Segundo a pesquisadora, que participou, nos últimos dois anos, do Programa de treinamento Atlantic Fellows, para formação de líderes em saúde cerebral do Global Brain Health Institute, especialistas dos Estados Unidos, da França, da Inglaterra e da Holanda demonstram que pacientes com alta escolaridade têm mais conectividade cerebral, maior resiliência e tolerância diante dos sintomas da doença. “Ainda não sabemos se estudar por mais tempo gera mais conectividade cerebral, ou vice-versa. No entanto, alguns estudos revelam que pessoas com mais de 12 anos de escolaridade apresentam os sintomas da demência cerca de oito anos mais tarde e são mais tolerantes à doença, em comparação com pessoas de baixo nível educacional”, relata.
Desigualdades
A convite do diretor do treinamento, Bruce Miller, Elisa Resende – que em 2016 foi a única neurologista representante da América Latina na equipe – publicou o artigo Saúde e desigualdades socioeconômicas como contribuintes para a saúde do cérebro, no periódico JAMA Neurology. No trabalho, ela indica diferentes taxas de demência entre populações diversas, ou até mesmo entre populações de regiões de um mesmo país, em razão das disparidades socioeconômicas, fator visto como forte determinante da doença, até mais que a raça e indicadores culturais. “A idade e risco genético ainda não são modificáveis, mas os problemas atribuídos às condições socioeconômicas, como o baixo nível educacional e dieta pobre em nutrientes, representam 30% dos riscos que podem e devem ser alterados”, reforça a neurologista.
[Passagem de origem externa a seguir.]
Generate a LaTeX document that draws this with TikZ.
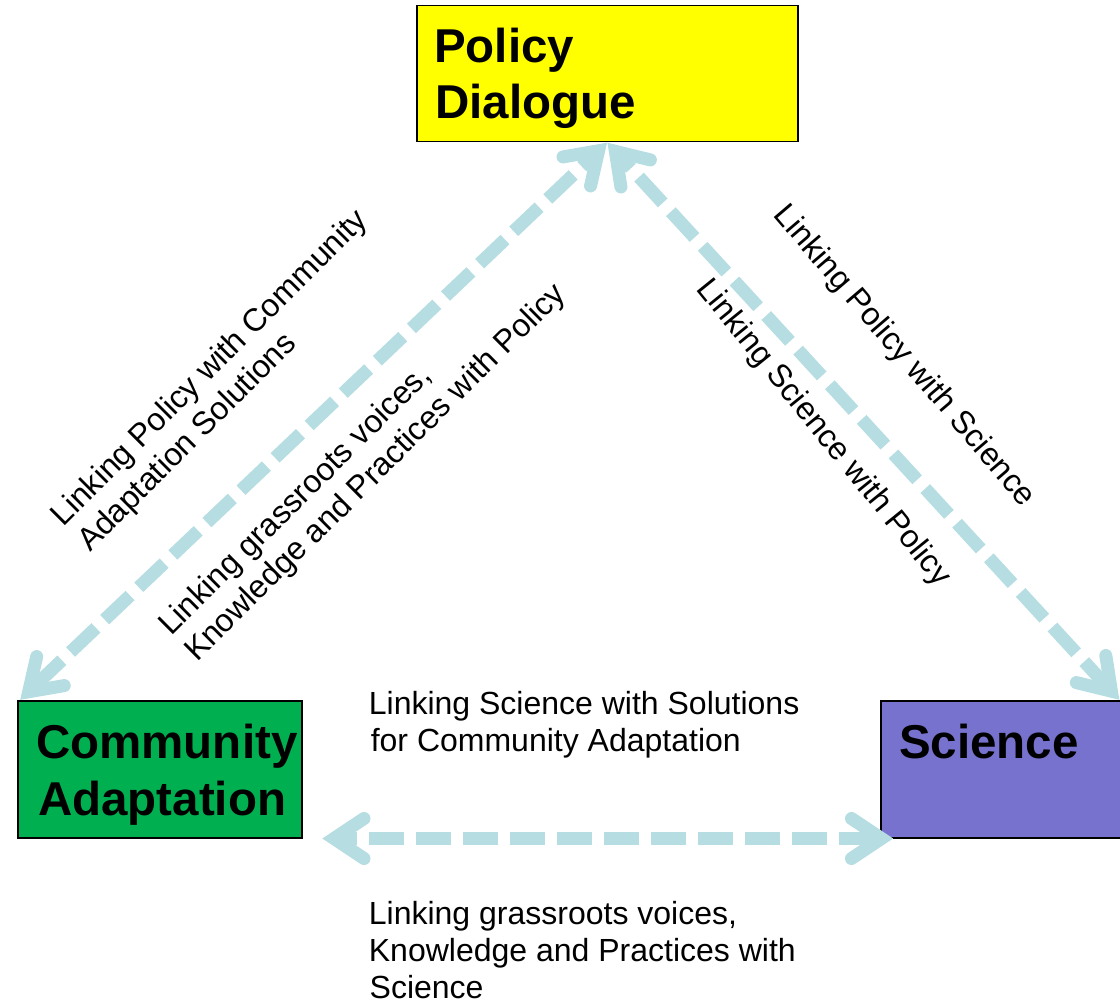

Pesquisas realizadas nos Estados Unidos, que acompanham pacientes desde 1970, revelam queda de novos casos de demência entre a população com escolaridade acima do ensino médio, resultado encontrado também em Cuba. Segundo a neurologista, outros estudos também sugerem que há uma relação entre memória e tamanho do hipocampo (região do cérebro responsável pela memória). “Em pessoas com pelo menos quatro anos de escolaridade, quanto maior o hipocampo, melhor a memória. Embora os pesquisadores também desconheçam a causa e o efeito dessa relação, trata-se de mais um indício dos estímulos educacionais sobre o cérebro humano”, acrescenta Elisa França Resende.
Sem cura
Doença progressiva e ainda sem cura, a demência afeta, principalmente, idosos, comprometendo as funções cognitivas – a memória, a linguagem, o raciocínio, a atenção e, como consequência, a capacidade de gerir a própria vida, desde o ato de se vestir e se alimentar, até o desempenho de atividades mais complexas, como dirigir.
Como a idade é um dos principais fatores de risco, o número de casos deve aumentar em quatro vezes, até 2015, nos países em desenvolvimento, cuja expectativa de vida é ascendente. Nos Estados Unidos, a demência é a doença mais dispendiosa, gerando custos de US$ 200 bilhões anuais.